------ Material shown
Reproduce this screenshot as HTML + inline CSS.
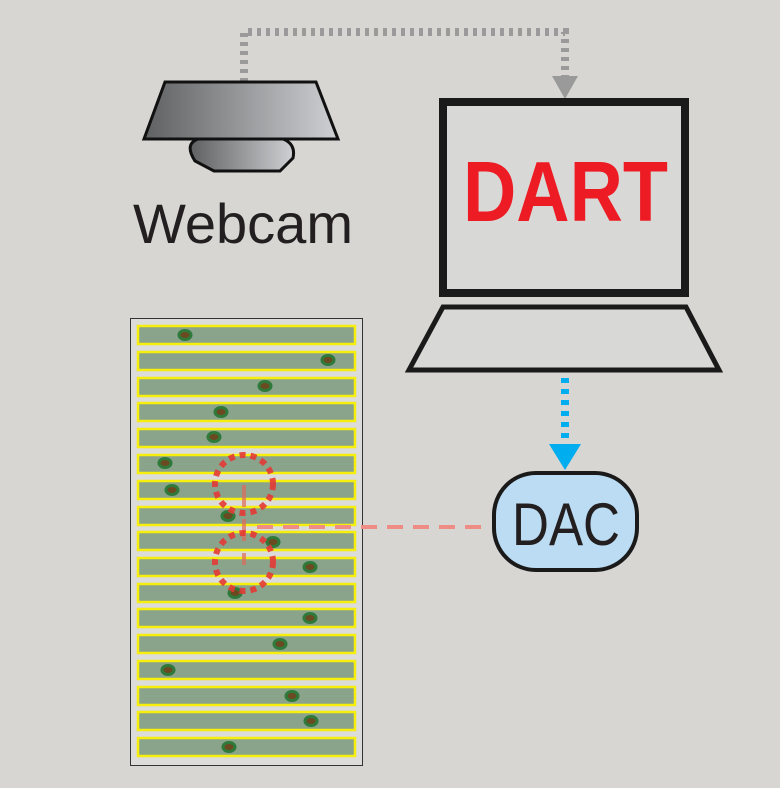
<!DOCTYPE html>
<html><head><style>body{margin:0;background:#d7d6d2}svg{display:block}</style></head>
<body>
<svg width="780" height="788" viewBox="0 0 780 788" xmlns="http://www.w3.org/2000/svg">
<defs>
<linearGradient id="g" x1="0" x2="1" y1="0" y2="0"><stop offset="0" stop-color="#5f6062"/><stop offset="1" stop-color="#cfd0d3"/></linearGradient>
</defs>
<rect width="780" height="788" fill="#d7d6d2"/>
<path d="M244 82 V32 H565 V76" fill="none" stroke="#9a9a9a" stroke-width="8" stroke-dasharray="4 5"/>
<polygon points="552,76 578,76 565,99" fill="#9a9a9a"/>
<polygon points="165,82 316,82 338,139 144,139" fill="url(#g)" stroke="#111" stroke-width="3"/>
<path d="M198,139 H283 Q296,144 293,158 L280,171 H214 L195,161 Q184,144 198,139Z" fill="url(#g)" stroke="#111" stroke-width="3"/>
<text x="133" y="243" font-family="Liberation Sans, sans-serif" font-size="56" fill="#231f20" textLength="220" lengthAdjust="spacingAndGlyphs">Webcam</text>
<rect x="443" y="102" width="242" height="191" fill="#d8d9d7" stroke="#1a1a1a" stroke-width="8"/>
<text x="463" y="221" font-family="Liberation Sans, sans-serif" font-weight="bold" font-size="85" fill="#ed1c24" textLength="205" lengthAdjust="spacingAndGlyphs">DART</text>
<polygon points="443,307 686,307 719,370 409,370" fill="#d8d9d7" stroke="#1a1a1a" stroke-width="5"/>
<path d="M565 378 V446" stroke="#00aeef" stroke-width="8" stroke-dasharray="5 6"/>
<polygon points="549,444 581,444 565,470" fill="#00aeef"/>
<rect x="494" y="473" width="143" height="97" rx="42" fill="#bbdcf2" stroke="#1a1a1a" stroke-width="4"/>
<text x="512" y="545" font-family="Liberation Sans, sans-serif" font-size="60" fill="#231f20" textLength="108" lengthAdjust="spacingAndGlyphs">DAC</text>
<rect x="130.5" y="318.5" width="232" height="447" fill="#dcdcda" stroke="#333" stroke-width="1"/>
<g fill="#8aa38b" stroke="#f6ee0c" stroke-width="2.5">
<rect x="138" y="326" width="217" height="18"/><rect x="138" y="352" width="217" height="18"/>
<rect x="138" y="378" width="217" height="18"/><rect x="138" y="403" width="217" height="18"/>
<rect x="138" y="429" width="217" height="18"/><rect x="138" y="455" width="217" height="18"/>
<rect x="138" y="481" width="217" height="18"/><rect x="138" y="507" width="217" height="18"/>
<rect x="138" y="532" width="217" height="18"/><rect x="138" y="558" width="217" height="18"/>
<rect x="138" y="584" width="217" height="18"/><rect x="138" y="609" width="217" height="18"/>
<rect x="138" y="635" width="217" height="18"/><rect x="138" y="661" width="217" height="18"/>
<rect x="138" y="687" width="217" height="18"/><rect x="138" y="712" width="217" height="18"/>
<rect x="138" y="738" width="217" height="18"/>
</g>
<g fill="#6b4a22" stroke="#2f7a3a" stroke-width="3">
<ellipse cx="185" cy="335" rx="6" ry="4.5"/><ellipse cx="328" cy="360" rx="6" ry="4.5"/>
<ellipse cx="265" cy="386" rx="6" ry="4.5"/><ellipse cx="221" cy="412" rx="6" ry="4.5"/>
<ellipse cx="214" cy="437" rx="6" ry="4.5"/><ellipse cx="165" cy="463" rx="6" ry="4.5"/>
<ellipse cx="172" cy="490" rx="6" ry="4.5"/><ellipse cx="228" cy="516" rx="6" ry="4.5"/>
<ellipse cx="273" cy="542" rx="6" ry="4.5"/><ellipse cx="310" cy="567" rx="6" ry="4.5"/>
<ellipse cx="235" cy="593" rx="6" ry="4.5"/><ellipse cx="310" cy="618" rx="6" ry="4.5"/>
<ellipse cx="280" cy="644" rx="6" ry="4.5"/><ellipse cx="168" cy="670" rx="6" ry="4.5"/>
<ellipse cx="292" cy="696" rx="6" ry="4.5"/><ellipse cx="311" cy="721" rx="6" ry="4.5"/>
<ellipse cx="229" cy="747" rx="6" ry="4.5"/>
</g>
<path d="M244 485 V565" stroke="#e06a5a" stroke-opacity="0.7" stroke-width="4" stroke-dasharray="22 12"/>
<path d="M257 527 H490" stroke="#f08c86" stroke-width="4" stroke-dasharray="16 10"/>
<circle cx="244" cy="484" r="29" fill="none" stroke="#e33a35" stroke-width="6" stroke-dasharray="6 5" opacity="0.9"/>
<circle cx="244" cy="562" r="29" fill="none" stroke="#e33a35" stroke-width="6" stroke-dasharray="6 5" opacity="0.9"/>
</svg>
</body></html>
------------
------ Material shown
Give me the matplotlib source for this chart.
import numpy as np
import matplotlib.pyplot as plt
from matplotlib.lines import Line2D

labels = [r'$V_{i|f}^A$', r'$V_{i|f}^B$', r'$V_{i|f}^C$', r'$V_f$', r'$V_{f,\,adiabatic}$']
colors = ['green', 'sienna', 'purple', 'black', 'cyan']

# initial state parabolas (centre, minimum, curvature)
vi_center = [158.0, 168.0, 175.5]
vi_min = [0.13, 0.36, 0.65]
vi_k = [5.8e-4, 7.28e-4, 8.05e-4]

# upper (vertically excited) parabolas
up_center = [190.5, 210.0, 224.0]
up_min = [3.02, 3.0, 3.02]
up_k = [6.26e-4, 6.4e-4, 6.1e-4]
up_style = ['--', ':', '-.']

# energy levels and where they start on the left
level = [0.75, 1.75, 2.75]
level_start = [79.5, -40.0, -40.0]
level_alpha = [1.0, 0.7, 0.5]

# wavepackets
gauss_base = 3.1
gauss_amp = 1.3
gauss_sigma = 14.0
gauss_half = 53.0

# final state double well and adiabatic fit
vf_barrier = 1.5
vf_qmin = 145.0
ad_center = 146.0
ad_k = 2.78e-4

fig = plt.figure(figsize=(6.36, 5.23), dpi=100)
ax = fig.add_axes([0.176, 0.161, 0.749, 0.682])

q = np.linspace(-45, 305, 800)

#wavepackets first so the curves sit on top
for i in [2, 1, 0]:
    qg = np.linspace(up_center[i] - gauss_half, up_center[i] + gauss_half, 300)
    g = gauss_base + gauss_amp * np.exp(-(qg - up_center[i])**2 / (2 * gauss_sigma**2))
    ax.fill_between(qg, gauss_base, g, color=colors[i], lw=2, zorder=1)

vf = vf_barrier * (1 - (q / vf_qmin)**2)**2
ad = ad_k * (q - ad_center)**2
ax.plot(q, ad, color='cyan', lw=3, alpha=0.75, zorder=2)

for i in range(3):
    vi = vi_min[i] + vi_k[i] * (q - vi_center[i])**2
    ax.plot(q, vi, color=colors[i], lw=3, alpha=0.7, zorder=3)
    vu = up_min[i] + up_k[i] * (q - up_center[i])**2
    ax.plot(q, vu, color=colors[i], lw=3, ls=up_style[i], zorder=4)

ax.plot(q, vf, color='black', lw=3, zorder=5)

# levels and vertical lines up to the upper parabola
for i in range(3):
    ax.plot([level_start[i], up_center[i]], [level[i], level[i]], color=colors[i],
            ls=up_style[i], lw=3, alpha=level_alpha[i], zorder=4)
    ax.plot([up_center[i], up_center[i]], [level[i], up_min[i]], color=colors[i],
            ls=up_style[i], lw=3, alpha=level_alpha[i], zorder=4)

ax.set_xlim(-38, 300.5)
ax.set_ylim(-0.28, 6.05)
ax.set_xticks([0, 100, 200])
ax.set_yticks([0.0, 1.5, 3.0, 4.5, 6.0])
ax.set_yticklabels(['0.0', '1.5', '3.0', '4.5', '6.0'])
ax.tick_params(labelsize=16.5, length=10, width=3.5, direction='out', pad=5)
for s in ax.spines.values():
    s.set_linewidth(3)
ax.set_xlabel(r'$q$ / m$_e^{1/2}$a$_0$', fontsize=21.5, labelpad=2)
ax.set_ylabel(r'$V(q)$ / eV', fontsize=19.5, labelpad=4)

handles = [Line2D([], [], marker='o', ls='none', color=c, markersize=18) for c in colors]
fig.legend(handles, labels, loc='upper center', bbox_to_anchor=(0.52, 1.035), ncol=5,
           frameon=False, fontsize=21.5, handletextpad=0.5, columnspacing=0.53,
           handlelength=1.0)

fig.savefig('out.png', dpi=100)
------------
------ Material shown
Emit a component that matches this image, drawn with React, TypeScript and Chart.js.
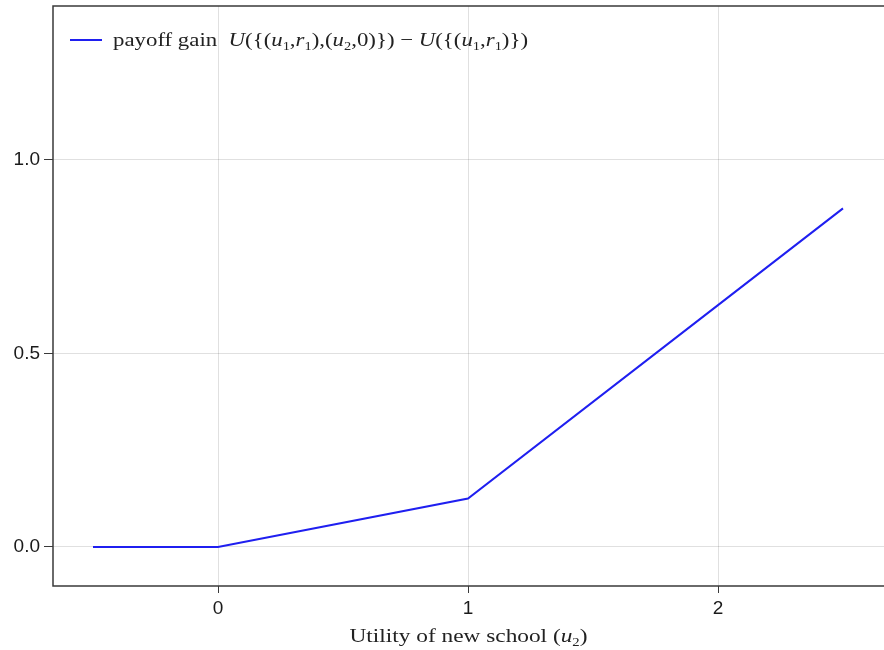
------------
Your instructions ▸ Working from the entries above, return all lines that contain "matplotlib".

Problem solution ▸
Give me the matplotlib source for this chart.
import matplotlib.pyplot as plt
from matplotlib.lines import Line2D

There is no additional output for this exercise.